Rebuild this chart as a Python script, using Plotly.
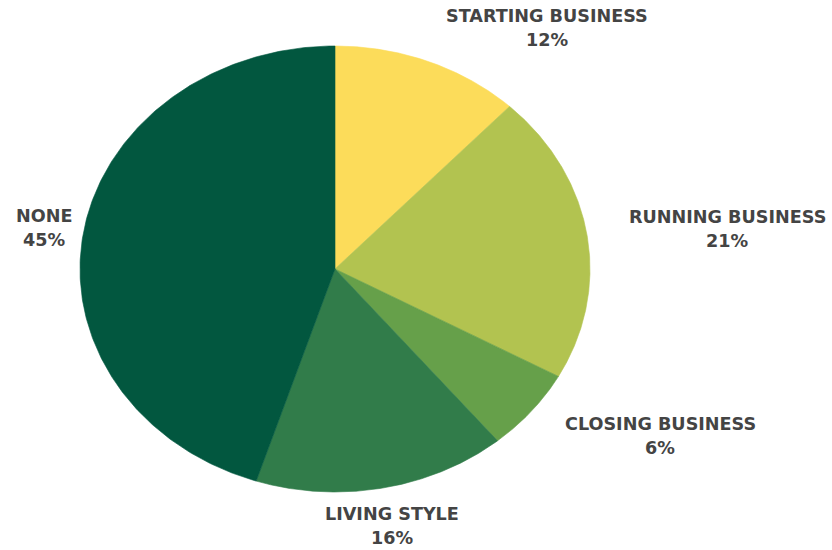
import numpy as np
import plotly.graph_objects as go

# Business-stage share of respondents (percent), clockwise from 12 o'clock
categories = ["STARTING BUSINESS", "RUNNING BUSINESS", "CLOSING BUSINESS", "LIVING STYLE", "NONE"]
shares = [12, 21, 6, 16, 45]
colors = ["#fcdc5a", "#b2c350", "#66a04a", "#317c4a", "#02573f"]

# Label anchor positions in plot units (centre of the pie at 0,0); first line of each label
label_x = [212, 392, 325, 57, -291]
label_y = [253, 52, -155, -245, 53]
LINE_GAP = 24

RX, RY = 255, 223  # horizontal / vertical radii of the pie

fig = go.Figure()

total = sum(shares)
start = 0.0
for name, val, col in zip(categories, shares, colors):
    end = start + val / total * 360
    t = np.radians(np.linspace(start, end, 240))
    xs = np.concatenate([[0], RX * np.sin(t), [0]])
    ys = np.concatenate([[0], RY * np.cos(t), [0]])
    fig.add_trace(go.Scatter(
        x=xs, y=ys, mode="lines", fill="toself",
        fillcolor=col, line=dict(color=col, width=0.6),
        name=name, hoveron="fills", text=f"{name}: {val}%",
        hoverinfo="text", showlegend=False,
    ))
    start = end

label_font = dict(family="DejaVu Sans", size=17.6, color="#444444", weight="bold")
for name, val, lx, ly in zip(categories, shares, label_x, label_y):
    fig.add_annotation(x=lx, y=ly, text=name, showarrow=False,
                       xanchor="center", yanchor="middle", font=label_font)
    fig.add_annotation(x=lx, y=ly - LINE_GAP, text=f"{val}%", showarrow=False,
                       xanchor="center", yanchor="middle", font=label_font)

fig.update_layout(
    width=832, height=550,
    margin=dict(l=0, r=0, t=0, b=0),
    paper_bgcolor="white", plot_bgcolor="white",
    xaxis=dict(range=[-335, 497], visible=False, fixedrange=True),
    yaxis=dict(range=[-281, 269], visible=False, fixedrange=True),
)

fig.write_html("out.html")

++++++

- **Direction**
Except for the pictures, reproduce every line exactly.

- **Exercise answer**
Rebuild this chart as a Python script, using Plotly.
import numpy as np
import plotly.graph_objects as go

# Business-stage share of respondents (percent), clockwise from 12 o'clock
categories = ["STARTING BUSINESS", "RUNNING BUSINESS", "CLOSING BUSINESS", "LIVING STYLE", "NONE"]
shares = [12, 21, 6, 16, 45]
colors = ["#fcdc5a", "#b2c350", "#66a04a", "#317c4a", "#02573f"]

# Label anchor positions in plot units (centre of the pie at 0,0); first line of each label
label_x = [212, 392, 325, 57, -291]
label_y = [253, 52, -155, -245, 53]
LINE_GAP = 24

RX, RY = 255, 223  # horizontal / vertical radii of the pie

fig = go.Figure()

total = sum(shares)
start = 0.0
for name, val, col in zip(categories, shares, colors):
    end = start + val / total * 360
    t = np.radians(np.linspace(start, end, 240))
    xs = np.concatenate([[0], RX * np.sin(t), [0]])
    ys = np.concatenate([[0], RY * np.cos(t), [0]])
    fig.add_trace(go.Scatter(
        x=xs, y=ys, mode="lines", fill="toself",
        fillcolor=col, line=dict(color=col, width=0.6),
        name=name, hoveron="fills", text=f"{name}: {val}%",
        hoverinfo="text", showlegend=False,
    ))
    start = end

label_font = dict(family="DejaVu Sans", size=17.6, color="#444444", weight="bold")
for name, val, lx, ly in zip(categories, shares, label_x, label_y):
    fig.add_annotation(x=lx, y=ly, text=name, showarrow=False,
                       xanchor="center", yanchor="middle", font=label_font)
    fig.add_annotation(x=lx, y=ly - LINE_GAP, text=f"{val}%", showarrow=False,
                       xanchor="center", yanchor="middle", font=label_font)

fig.update_layout(
    width=832, height=550,
    margin=dict(l=0, r=0, t=0, b=0),
    paper_bgcolor="white", plot_bgcolor="white",
    xaxis=dict(range=[-335, 497], visible=False, fixedrange=True),
    yaxis=dict(range=[-281, 269], visible=False, fixedrange=True),
)

fig.write_html("out.html")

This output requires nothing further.